Using the above method, I was always able to load anywhere between 3 and six logs onto my trailer. So what happens if I needed to load more than 3 to 6 logs? That is where the hi-lift jack comes in! I'll explain if anybody is interested. The above method of log loading comes from doing too many tree jobs by myself and having to be one resourceful S.O.B.
 
i have the log dolly from sherrill. works great for all wood. large logs upright or allot of smaller logs across. cheap winches break over time. this dolly will be a great addition to your trailer.
 
We cut everyting into two or three firewood size lengths and then use a dolly form tractor supply co ($20/ 600# rating/perseason) and ramp them up on a trailer. Bungie cord the top or short rope prussiked by biner to keep the log steady for rough terrain. Over pump the tires a smidge.
 
i am not familar with the one from tractor supply, if it works well....great. i just think it would be a waste of money to use a winch. plus, you won't mark up the ground nearly as much.
 
the combo of my log dolly and log carrier, there isn't much more you use. next step is a mini skid steer.
 
The problem with a peavy and ramps is that you are downhill of the log being rolled up the ramp. Smaller log, not so much an issue. Bigger log, one slip of the peavy, well, you can imagine what might happen there.

I ran into this just last week on vacation, taking out a cabbage palm. Last job of the day. Dad's trailer is full and we just needed to get the 16" diameter trunk sections (3 at 8 feet each) and then the blasted top, which is heavy as heck, covered in frond stubs and if you cut into the meat of the thing its soakin wet, fibrous, mushy and pinches the bar almost immediately. I'd popped the top out first, then the next upper section and worked my way down (felling it at once would have put it into a pond). The base cut trashed my chain, but the tree was down.

The logs we moved by attaching the fatter end to a dolly with a cam-strap. Two choker slings near the front, a man on each side and we were moving them out, the rear on wheels and the front floating just a little above ground. We had three next to the trailer with relative ease. Then came the palm head.

This sucker was odd-shaped for the dolly, clumsy and very, very heavy. We balanced it on the dolly and with Dad pushin and me pullin we got it to the other logs at the side of the trailer. Then the task of getting them up onto the already packed trailer. Coming in from the backside was not really an option. We had to get em up and over the side. It was chin-height.

Granted, we could have re-sharpened the chain right there, made 9 or 12 pieces where there were only three, making a mess where there was no mess and humped them on and clean up the new mess, or we could get creative, get the four pieces on in 4 attempts and go home.
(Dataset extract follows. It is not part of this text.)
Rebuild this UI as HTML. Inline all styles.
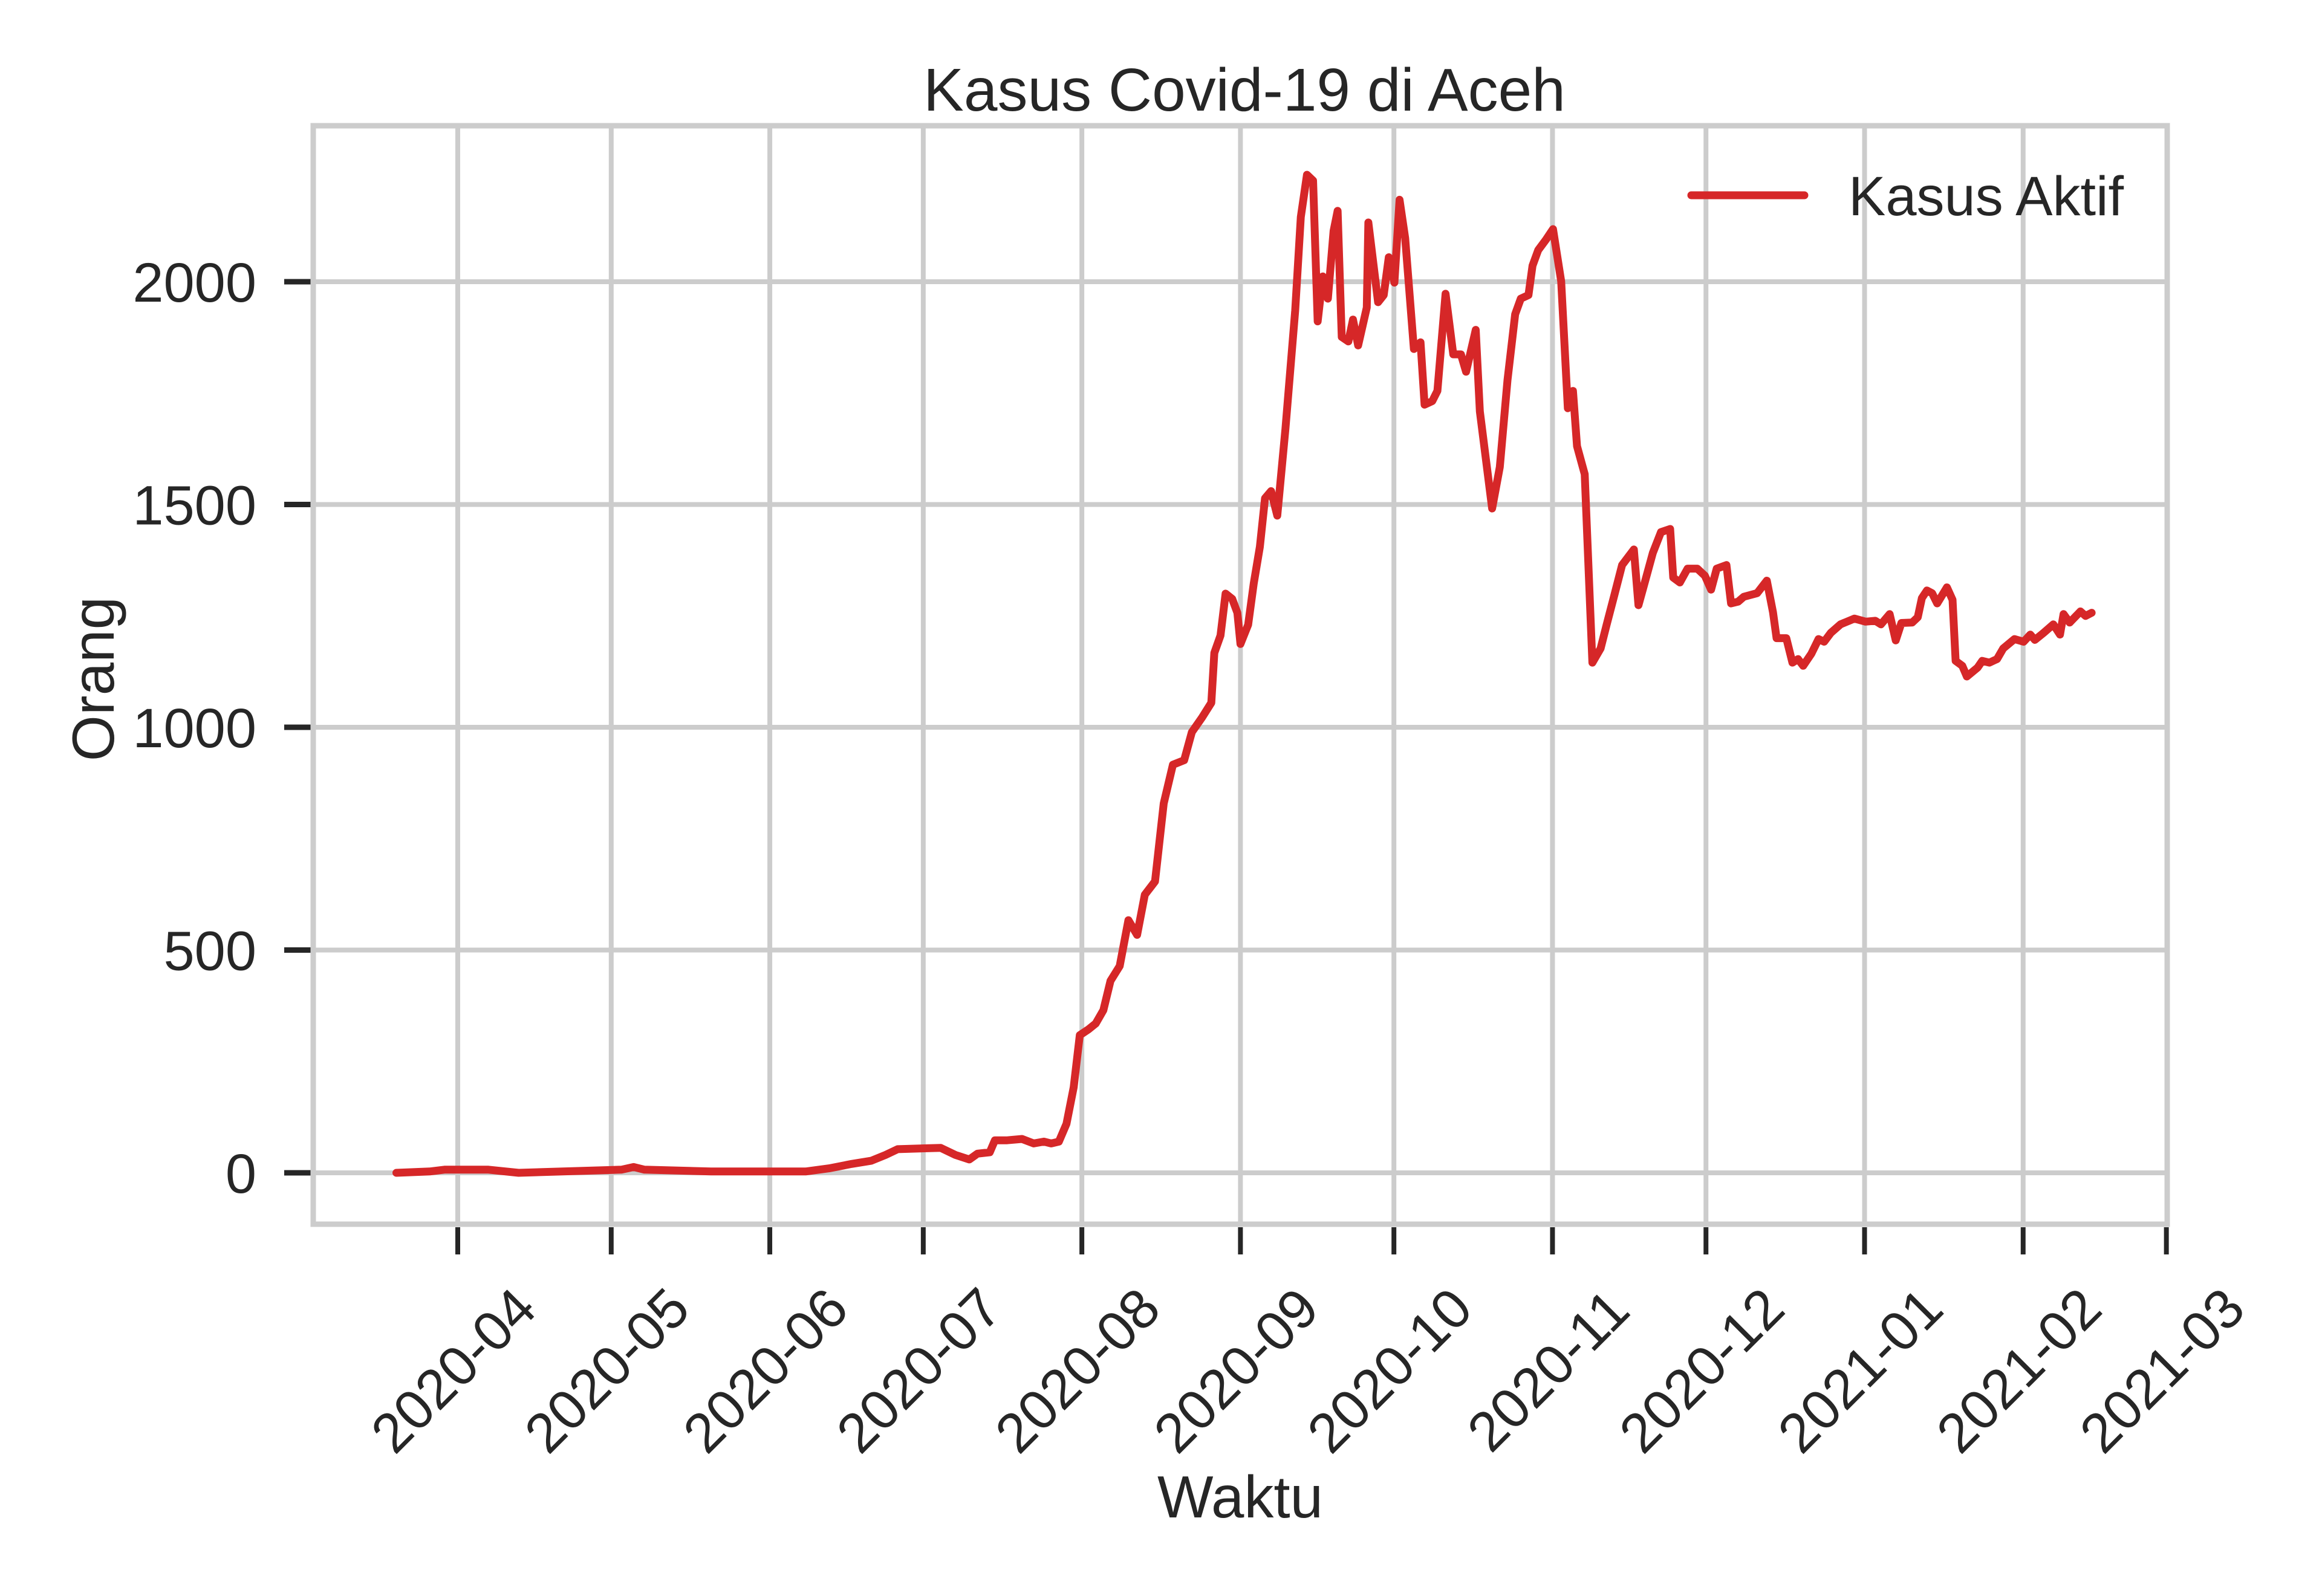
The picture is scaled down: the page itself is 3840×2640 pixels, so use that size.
<!DOCTYPE html>
<html><head><meta charset="utf-8"><style>
html,body{margin:0;padding:0;background:#fff;}
svg{display:block;font-family:"Liberation Sans",Arial,sans-serif;}
</style></head><body>
<svg id="chart" width="3840" height="2640" viewBox="0 0 3840 2640" xmlns="http://www.w3.org/2000/svg">
<rect x="0" y="0" width="3840" height="2640" fill="#ffffff"/>
<g id="grid"></g>
<g id="axes"></g>
<g id="series"></g>
<text x="2058" y="183" font-size="100" fill="#262626" text-anchor="middle">Kasus Covid-19 di Aceh</text>
<text x="2051" y="2510" font-size="98" fill="#262626" text-anchor="middle">Waktu</text>
<text transform="translate(188,1123) rotate(-90)" font-size="98" fill="#262626" text-anchor="middle">Orang</text>
<g>
<line x1="2797" y1="323" x2="2984" y2="323" stroke="#d62728" stroke-width="13" stroke-linecap="round"/>
<text x="3057" y="356" font-size="92" fill="#262626">Kasus Aktif</text>
</g>
</svg>
<script>
// days since 2020-04-01
const dayOffsets = [-12,-5.5,-2.6,6,11.9,32,34.4,36.5,49.5,61,68,72.6,77,80.8,83.6,86,94.4,97.3,100,101.6,104,105,107.4,110.3,112.6,114.6,116,117.5,119,120.4,121.6,123.3,124.7,126.2,127.6,129.4,131.1,132.8,134.3,136.3,138,139.8,142,143.5,145.5,147.3,
147.9,149.1,150.1,151.4,152.4,153,154.5,155.6,156.8,157.8,159,160.2,161.8,163.7,164.8,166,167.2,168.1,169.1,170.1,171.2,172,172.8,174.1,175,176,177.7,178,179.9,181,182,183.1,184.1,185.2,186.9,188.2,189,190.5,191.5,193.1,194.6,196.1,197.1,199,199.8,202.2,203.7,205.2,206.7,207.8,209.3,210.1,211.2,212.7,214.1,215.7,217,218,218.8,220.3,
221.8,223.4,224.6,226.1,227.6,229.9,230.8,232.1,233.6,235.2,237,237.6,238.9,240.4,242.3,243.8,245,246.1,248,248.9,250.3,251.4,254,255.9,257.1,257.8,259.7,260.9,262,263,264.6,266,267.1,268.4,270.3,273,275.2,277.1,278.2,279.9,281.1,282.2,284.3,285.4,286.2,287.2,288.2,289.2,291.1,292.2,292.8,294.1,295,297.1,298,299.4,300.9,302.1,304.3,306.1,307.4,308.3,310,311.9,313.2,313.9,315.1,317.2,318.2,319.4];
const activeCases = [0,3,7,7,0,7,13,7,3,3,3,10,20,27,40,53,56,40,30,43,46,73,73,76,66,70,66,70,110,192,309,322,335,365,431,464,567,534,624,654,829,916,926,989,1022,1055,
1167,1206,1300,1288,1257,1187,1230,1323,1405,1514,1530,1475,1670,1935,2145,2240,2227,1911,2012,1962,2114,2159,1876,1866,1915,1857,1942,2133,1954,1970,2055,1998,2184,2098,1849,1864,1724,1732,1755,1973,1837,1837,1798,1892,1709,1491,1584,1779,1927,1962,1970,2036,2071,2094,2118,2001,1716,1755,1631,1568,
1145,1177,1231,1297,1364,1399,1274,1328,1391,1438,1445,1336,1325,1356,1356,1340,1309,1356,1364,1278,1282,1293,1301,1329,1258,1200,1200,1145,1153,1138,1165,1198,1192,1212,1231,1244,1237,1239,1231,1254,1195,1234,1235,1247,1290,1307,1301,1278,1314,1286,1149,1138,1114,1134,1149,1145,1153,1177,1198,1192,1208,1196,1212,1231,1208,1254,1235,1260,1250,1257];
const xTickLabels = ["2020-04","2020-05","2020-06","2020-07","2020-08","2020-09","2020-10","2020-11","2020-12","2021-01","2021-02","2021-03"];
const xTickDays = [0,30,61,91,122,153,183,214,244,275,306,334];
const yTickValues = [0,500,1000,1500,2000];

const NS = "http://www.w3.org/2000/svg";
const L = 518, R = 3584, T = 208, B = 2025;
function xScale(d){ return 757 + d * 8.46; }
function yScale(v){ return 1940 - v * (1474 / 2000); }
function mk(tag, attrs, parent){ const e = document.createElementNS(NS, tag); for (const k in attrs) e.setAttribute(k, attrs[k]); parent.appendChild(e); return e; }
const grid = document.getElementById('grid'), axes = document.getElementById('axes'), series = document.getElementById('series');

xTickDays.forEach((d, i) => {
  const x = xScale(d);
  if (x < R - 4) {
    const g = mk('line', {x1: x, y1: T, x2: x, y2: B, stroke: '#cccccc', 'stroke-width': 8}, grid);
    
    
  }
  const t = mk('line', {x1: x, y1: B + 5, x2: x, y2: B + 50, stroke: '#262626', 'stroke-width': 8}, axes);
  
  
  const lb = mk('text', {transform: `translate(${x - 2},2272) rotate(-45)`, 'font-size': 92, fill: '#262626', 'text-anchor': 'middle', 'dominant-baseline': 'middle'}, axes);
  lb.textContent = xTickLabels[i];
  
  
});
yTickValues.forEach(v => {
  const y = yScale(v);
  const g = mk('line', {x1: L, y1: y, x2: R, y2: y, stroke: '#cccccc', 'stroke-width': 8}, grid);
  
  
  const t = mk('line', {x1: 470, y1: y, x2: L - 4, y2: y, stroke: '#262626', 'stroke-width': 9}, axes);
  
  
  const lb = mk('text', {x: 424, y: y + 33, 'font-size': 92, fill: '#262626', 'text-anchor': 'end'}, axes);
  lb.textContent = String(v);
  
  
});
const frame = mk('rect', {x: L, y: T, width: R - L, height: B - T, fill: 'none', stroke: '#cccccc', 'stroke-width': 9}, axes);



const pts = dayOffsets.map((d, i) => xScale(d).toFixed(1) + ',' + yScale(activeCases[i]).toFixed(1)).join(' ');
const line = mk('polyline', {points: pts, fill: 'none', stroke: '#d62728', 'stroke-width': 13, 'stroke-linejoin': 'round', 'stroke-linecap': 'round'}, series);


</script>
</body></html>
"So what'cha gonna do now, Kid?" Dad asks me. "We're gonna Parbuckle them on." I knew of, and had used the method before but had only recently learned of the term from a cool little book I came across at Amazon, titled Moving Heavy Things. It was under 12 bucks. It describes in good detail how heavy things were moved before the advent of power winches and hydraulics. Moving logs, barrels, boats, blocks of granite, engines, etc. Here is the link to that book.

Like Spidey and Ellison have brought up, parbuckling is using 2 means of mechanical advantage at once; an incline plane (ramp) and a pully to create a 2:1 mechanical advantage. In parbuckling you're rolling a round object up a hill whereby the round object you're rolling becomes the pully.

Set the ramps. Anchor the rope or ropes (we used two) to the far side of the trailer and run them down the ramps. Roll the log over the ropes to the base of the ramps. Run the free ends of the ropes back over the logs, up the ramps to the top of the trailer. Both men get up top, each takes a ropena and you both pull, hand-over-hand as the log rolls up the slope to the top. We were amazed how simple and easy this ended up being, until the clumsy, heavy palm top. For this we hooked both slings together to make one long sling, chokered the thing, set the ramps close together, hooked both ropes to the sling through a biner and skidded the thing up the ramp. There was added frictionm of the rope through the biner and of the palm head skidding up the ramps, but it was still surprisingly easy-and safe- we were not lifting, we were pulling and we were up above the load. And we were outta there.
 
Tree-machine, can this method be used with one guy. True, the peavey and ramps can be dangerous but it is easy to find the center of the log and roll it with one guy. Of course I wouldn't try getting a log up chin high with a peavey either.
 
Yea, I pretty much always work alone and have to figure this stuff out. I used to do a lot more of this kinda stuff using McGuiver methods. It really depends how heavy the load and how steep the incline. if you use the two lines you have to keep them even or one end or the other of the log will go up, or down.

Log arches are another really simple, effective and relatively affordable solution, not to getting them on a trailer, but the arch becomes the trailer.

This slideshow is 71 meg. I posted it to a server so it'll stream. I've never posted anything so large, but there's a slew of images from moving big logs, multiple smaller logs, boulders, rolls of chain-link fence, transplanting a tree, pulling roots out of the ground, lifting stumps off a cap cut and a few others. Hope it works. Give it a try. Click here for the video slideshow.
 
Hmm, thanks t-m. Love to learn something new and am looking forward to giving this a try. I'm kinda spoiled I guess-dad owns a logging company and mill so when I need logs loaded, I just whistle up a truck.:)
 
A corner mounted crane with an extendable boom would work great! Try to find one from an old tire co. truck and mount it near the right rear corner of your trailer.You would be surprised how well this works.